Rows >>
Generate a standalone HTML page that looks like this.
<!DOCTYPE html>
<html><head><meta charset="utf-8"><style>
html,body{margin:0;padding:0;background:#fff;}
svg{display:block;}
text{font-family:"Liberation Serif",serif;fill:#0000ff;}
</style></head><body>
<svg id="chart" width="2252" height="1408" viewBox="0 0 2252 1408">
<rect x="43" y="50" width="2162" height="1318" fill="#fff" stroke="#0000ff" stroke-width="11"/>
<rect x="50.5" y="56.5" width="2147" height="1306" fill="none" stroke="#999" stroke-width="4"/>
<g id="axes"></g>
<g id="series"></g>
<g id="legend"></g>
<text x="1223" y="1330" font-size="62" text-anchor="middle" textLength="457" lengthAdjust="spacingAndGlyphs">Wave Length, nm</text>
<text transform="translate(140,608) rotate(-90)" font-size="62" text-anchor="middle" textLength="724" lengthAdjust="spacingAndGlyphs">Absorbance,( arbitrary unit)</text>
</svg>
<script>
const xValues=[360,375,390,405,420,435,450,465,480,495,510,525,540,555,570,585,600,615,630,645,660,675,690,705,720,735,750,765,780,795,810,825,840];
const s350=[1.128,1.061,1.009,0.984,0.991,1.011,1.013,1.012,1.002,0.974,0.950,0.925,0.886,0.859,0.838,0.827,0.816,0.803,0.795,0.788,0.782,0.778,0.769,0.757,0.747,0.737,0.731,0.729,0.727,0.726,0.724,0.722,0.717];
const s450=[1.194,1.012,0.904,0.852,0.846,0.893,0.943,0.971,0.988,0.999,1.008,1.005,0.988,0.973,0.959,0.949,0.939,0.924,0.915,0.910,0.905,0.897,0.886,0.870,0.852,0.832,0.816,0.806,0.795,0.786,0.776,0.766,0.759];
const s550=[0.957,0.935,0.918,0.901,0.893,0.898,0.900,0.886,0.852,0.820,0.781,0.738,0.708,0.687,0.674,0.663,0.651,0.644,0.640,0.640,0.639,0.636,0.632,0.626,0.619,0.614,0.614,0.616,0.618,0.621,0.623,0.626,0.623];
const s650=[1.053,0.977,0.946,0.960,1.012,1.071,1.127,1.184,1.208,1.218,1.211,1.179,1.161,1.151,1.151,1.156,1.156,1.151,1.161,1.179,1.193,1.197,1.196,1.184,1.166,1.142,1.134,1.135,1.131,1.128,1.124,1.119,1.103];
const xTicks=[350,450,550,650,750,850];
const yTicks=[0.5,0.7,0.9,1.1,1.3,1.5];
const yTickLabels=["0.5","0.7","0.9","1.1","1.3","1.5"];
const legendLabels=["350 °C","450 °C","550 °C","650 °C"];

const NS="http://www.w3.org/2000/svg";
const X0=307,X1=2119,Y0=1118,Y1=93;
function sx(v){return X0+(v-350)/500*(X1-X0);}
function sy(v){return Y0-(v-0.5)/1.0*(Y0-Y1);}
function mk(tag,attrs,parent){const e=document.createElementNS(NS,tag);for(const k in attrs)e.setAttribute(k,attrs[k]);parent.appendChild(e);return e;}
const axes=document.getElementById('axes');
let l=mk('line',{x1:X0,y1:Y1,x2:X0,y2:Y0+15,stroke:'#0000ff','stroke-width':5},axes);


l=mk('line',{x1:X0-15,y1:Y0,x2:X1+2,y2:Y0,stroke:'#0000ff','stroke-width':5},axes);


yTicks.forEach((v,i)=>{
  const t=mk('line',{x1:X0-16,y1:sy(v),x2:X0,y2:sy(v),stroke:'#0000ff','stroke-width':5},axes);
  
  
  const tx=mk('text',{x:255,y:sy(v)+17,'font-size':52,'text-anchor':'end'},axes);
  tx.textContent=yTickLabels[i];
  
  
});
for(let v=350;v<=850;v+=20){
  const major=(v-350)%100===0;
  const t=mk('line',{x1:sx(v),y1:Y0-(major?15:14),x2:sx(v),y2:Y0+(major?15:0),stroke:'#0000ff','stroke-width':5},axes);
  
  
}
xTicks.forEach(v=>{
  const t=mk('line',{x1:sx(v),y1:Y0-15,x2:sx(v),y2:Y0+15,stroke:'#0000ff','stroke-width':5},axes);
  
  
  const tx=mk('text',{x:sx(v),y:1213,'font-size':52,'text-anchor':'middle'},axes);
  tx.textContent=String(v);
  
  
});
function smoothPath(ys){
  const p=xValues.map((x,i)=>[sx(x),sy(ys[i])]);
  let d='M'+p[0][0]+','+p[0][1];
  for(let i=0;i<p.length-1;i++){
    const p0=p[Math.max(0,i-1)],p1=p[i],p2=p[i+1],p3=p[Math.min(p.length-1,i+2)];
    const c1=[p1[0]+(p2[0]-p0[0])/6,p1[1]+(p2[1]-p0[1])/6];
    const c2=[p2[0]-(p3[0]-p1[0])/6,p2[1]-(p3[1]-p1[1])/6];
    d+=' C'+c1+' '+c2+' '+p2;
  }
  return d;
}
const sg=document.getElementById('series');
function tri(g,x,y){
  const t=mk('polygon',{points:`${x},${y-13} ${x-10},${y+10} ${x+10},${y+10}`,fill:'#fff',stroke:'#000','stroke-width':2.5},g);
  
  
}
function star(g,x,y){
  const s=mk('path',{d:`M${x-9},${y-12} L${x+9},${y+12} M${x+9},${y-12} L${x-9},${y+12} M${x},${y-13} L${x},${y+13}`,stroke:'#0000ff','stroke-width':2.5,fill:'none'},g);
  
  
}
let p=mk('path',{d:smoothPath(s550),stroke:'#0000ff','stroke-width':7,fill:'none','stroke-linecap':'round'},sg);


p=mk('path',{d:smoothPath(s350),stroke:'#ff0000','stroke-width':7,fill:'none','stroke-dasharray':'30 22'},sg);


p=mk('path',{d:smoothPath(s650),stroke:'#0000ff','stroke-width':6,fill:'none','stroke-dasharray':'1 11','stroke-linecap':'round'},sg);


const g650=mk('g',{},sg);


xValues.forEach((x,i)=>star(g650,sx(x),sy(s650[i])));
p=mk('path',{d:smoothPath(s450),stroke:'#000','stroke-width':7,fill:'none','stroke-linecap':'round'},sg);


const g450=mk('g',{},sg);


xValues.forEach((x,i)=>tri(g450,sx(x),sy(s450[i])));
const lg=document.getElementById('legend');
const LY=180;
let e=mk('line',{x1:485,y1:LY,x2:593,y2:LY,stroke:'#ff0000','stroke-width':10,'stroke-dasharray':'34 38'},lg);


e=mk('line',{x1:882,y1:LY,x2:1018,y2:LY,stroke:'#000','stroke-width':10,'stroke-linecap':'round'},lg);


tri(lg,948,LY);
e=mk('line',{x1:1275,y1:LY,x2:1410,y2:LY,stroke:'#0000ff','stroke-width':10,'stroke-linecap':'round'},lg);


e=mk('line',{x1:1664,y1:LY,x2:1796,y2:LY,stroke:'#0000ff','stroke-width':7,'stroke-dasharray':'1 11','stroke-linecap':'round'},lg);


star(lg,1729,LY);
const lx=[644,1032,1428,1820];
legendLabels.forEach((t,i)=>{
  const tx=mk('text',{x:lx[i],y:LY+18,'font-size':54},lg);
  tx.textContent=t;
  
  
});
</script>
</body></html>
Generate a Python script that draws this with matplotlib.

Directions for this task >>
Write the complete data out, exactly as above.

Exercise output >>
Generate a standalone HTML page that looks like this.
<!DOCTYPE html>
<html><head><meta charset="utf-8"><style>
html,body{margin:0;padding:0;background:#fff;}
svg{display:block;}
text{font-family:"Liberation Serif",serif;fill:#0000ff;}
</style></head><body>
<svg id="chart" width="2252" height="1408" viewBox="0 0 2252 1408">
<rect x="43" y="50" width="2162" height="1318" fill="#fff" stroke="#0000ff" stroke-width="11"/>
<rect x="50.5" y="56.5" width="2147" height="1306" fill="none" stroke="#999" stroke-width="4"/>
<g id="axes"></g>
<g id="series"></g>
<g id="legend"></g>
<text x="1223" y="1330" font-size="62" text-anchor="middle" textLength="457" lengthAdjust="spacingAndGlyphs">Wave Length, nm</text>
<text transform="translate(140,608) rotate(-90)" font-size="62" text-anchor="middle" textLength="724" lengthAdjust="spacingAndGlyphs">Absorbance,( arbitrary unit)</text>
</svg>
<script>
const xValues=[360,375,390,405,420,435,450,465,480,495,510,525,540,555,570,585,600,615,630,645,660,675,690,705,720,735,750,765,780,795,810,825,840];
const s350=[1.128,1.061,1.009,0.984,0.991,1.011,1.013,1.012,1.002,0.974,0.950,0.925,0.886,0.859,0.838,0.827,0.816,0.803,0.795,0.788,0.782,0.778,0.769,0.757,0.747,0.737,0.731,0.729,0.727,0.726,0.724,0.722,0.717];
const s450=[1.194,1.012,0.904,0.852,0.846,0.893,0.943,0.971,0.988,0.999,1.008,1.005,0.988,0.973,0.959,0.949,0.939,0.924,0.915,0.910,0.905,0.897,0.886,0.870,0.852,0.832,0.816,0.806,0.795,0.786,0.776,0.766,0.759];
const s550=[0.957,0.935,0.918,0.901,0.893,0.898,0.900,0.886,0.852,0.820,0.781,0.738,0.708,0.687,0.674,0.663,0.651,0.644,0.640,0.640,0.639,0.636,0.632,0.626,0.619,0.614,0.614,0.616,0.618,0.621,0.623,0.626,0.623];
const s650=[1.053,0.977,0.946,0.960,1.012,1.071,1.127,1.184,1.208,1.218,1.211,1.179,1.161,1.151,1.151,1.156,1.156,1.151,1.161,1.179,1.193,1.197,1.196,1.184,1.166,1.142,1.134,1.135,1.131,1.128,1.124,1.119,1.103];
const xTicks=[350,450,550,650,750,850];
const yTicks=[0.5,0.7,0.9,1.1,1.3,1.5];
const yTickLabels=["0.5","0.7","0.9","1.1","1.3","1.5"];
const legendLabels=["350 °C","450 °C","550 °C","650 °C"];

const NS="http://www.w3.org/2000/svg";
const X0=307,X1=2119,Y0=1118,Y1=93;
function sx(v){return X0+(v-350)/500*(X1-X0);}
function sy(v){return Y0-(v-0.5)/1.0*(Y0-Y1);}
function mk(tag,attrs,parent){const e=document.createElementNS(NS,tag);for(const k in attrs)e.setAttribute(k,attrs[k]);parent.appendChild(e);return e;}
const axes=document.getElementById('axes');
let l=mk('line',{x1:X0,y1:Y1,x2:X0,y2:Y0+15,stroke:'#0000ff','stroke-width':5},axes);


l=mk('line',{x1:X0-15,y1:Y0,x2:X1+2,y2:Y0,stroke:'#0000ff','stroke-width':5},axes);


yTicks.forEach((v,i)=>{
  const t=mk('line',{x1:X0-16,y1:sy(v),x2:X0,y2:sy(v),stroke:'#0000ff','stroke-width':5},axes);
  
  
  const tx=mk('text',{x:255,y:sy(v)+17,'font-size':52,'text-anchor':'end'},axes);
  tx.textContent=yTickLabels[i];
  
  
});
for(let v=350;v<=850;v+=20){
  const major=(v-350)%100===0;
  const t=mk('line',{x1:sx(v),y1:Y0-(major?15:14),x2:sx(v),y2:Y0+(major?15:0),stroke:'#0000ff','stroke-width':5},axes);
  
  
}
xTicks.forEach(v=>{
  const t=mk('line',{x1:sx(v),y1:Y0-15,x2:sx(v),y2:Y0+15,stroke:'#0000ff','stroke-width':5},axes);
  
  
  const tx=mk('text',{x:sx(v),y:1213,'font-size':52,'text-anchor':'middle'},axes);
  tx.textContent=String(v);
  
  
});
function smoothPath(ys){
  const p=xValues.map((x,i)=>[sx(x),sy(ys[i])]);
  let d='M'+p[0][0]+','+p[0][1];
  for(let i=0;i<p.length-1;i++){
    const p0=p[Math.max(0,i-1)],p1=p[i],p2=p[i+1],p3=p[Math.min(p.length-1,i+2)];
    const c1=[p1[0]+(p2[0]-p0[0])/6,p1[1]+(p2[1]-p0[1])/6];
    const c2=[p2[0]-(p3[0]-p1[0])/6,p2[1]-(p3[1]-p1[1])/6];
    d+=' C'+c1+' '+c2+' '+p2;
  }
  return d;
}
const sg=document.getElementById('series');
function tri(g,x,y){
  const t=mk('polygon',{points:`${x},${y-13} ${x-10},${y+10} ${x+10},${y+10}`,fill:'#fff',stroke:'#000','stroke-width':2.5},g);
  
  
}
function star(g,x,y){
  const s=mk('path',{d:`M${x-9},${y-12} L${x+9},${y+12} M${x+9},${y-12} L${x-9},${y+12} M${x},${y-13} L${x},${y+13}`,stroke:'#0000ff','stroke-width':2.5,fill:'none'},g);
  
  
}
let p=mk('path',{d:smoothPath(s550),stroke:'#0000ff','stroke-width':7,fill:'none','stroke-linecap':'round'},sg);


p=mk('path',{d:smoothPath(s350),stroke:'#ff0000','stroke-width':7,fill:'none','stroke-dasharray':'30 22'},sg);


p=mk('path',{d:smoothPath(s650),stroke:'#0000ff','stroke-width':6,fill:'none','stroke-dasharray':'1 11','stroke-linecap':'round'},sg);


const g650=mk('g',{},sg);


xValues.forEach((x,i)=>star(g650,sx(x),sy(s650[i])));
p=mk('path',{d:smoothPath(s450),stroke:'#000','stroke-width':7,fill:'none','stroke-linecap':'round'},sg);


const g450=mk('g',{},sg);


xValues.forEach((x,i)=>tri(g450,sx(x),sy(s450[i])));
const lg=document.getElementById('legend');
const LY=180;
let e=mk('line',{x1:485,y1:LY,x2:593,y2:LY,stroke:'#ff0000','stroke-width':10,'stroke-dasharray':'34 38'},lg);


e=mk('line',{x1:882,y1:LY,x2:1018,y2:LY,stroke:'#000','stroke-width':10,'stroke-linecap':'round'},lg);


tri(lg,948,LY);
e=mk('line',{x1:1275,y1:LY,x2:1410,y2:LY,stroke:'#0000ff','stroke-width':10,'stroke-linecap':'round'},lg);


e=mk('line',{x1:1664,y1:LY,x2:1796,y2:LY,stroke:'#0000ff','stroke-width':7,'stroke-dasharray':'1 11','stroke-linecap':'round'},lg);


star(lg,1729,LY);
const lx=[644,1032,1428,1820];
legendLabels.forEach((t,i)=>{
  const tx=mk('text',{x:lx[i],y:LY+18,'font-size':54},lg);
  tx.textContent=t;
  
  
});
</script>
</body></html>
Generate a Python script that draws this with matplotlib.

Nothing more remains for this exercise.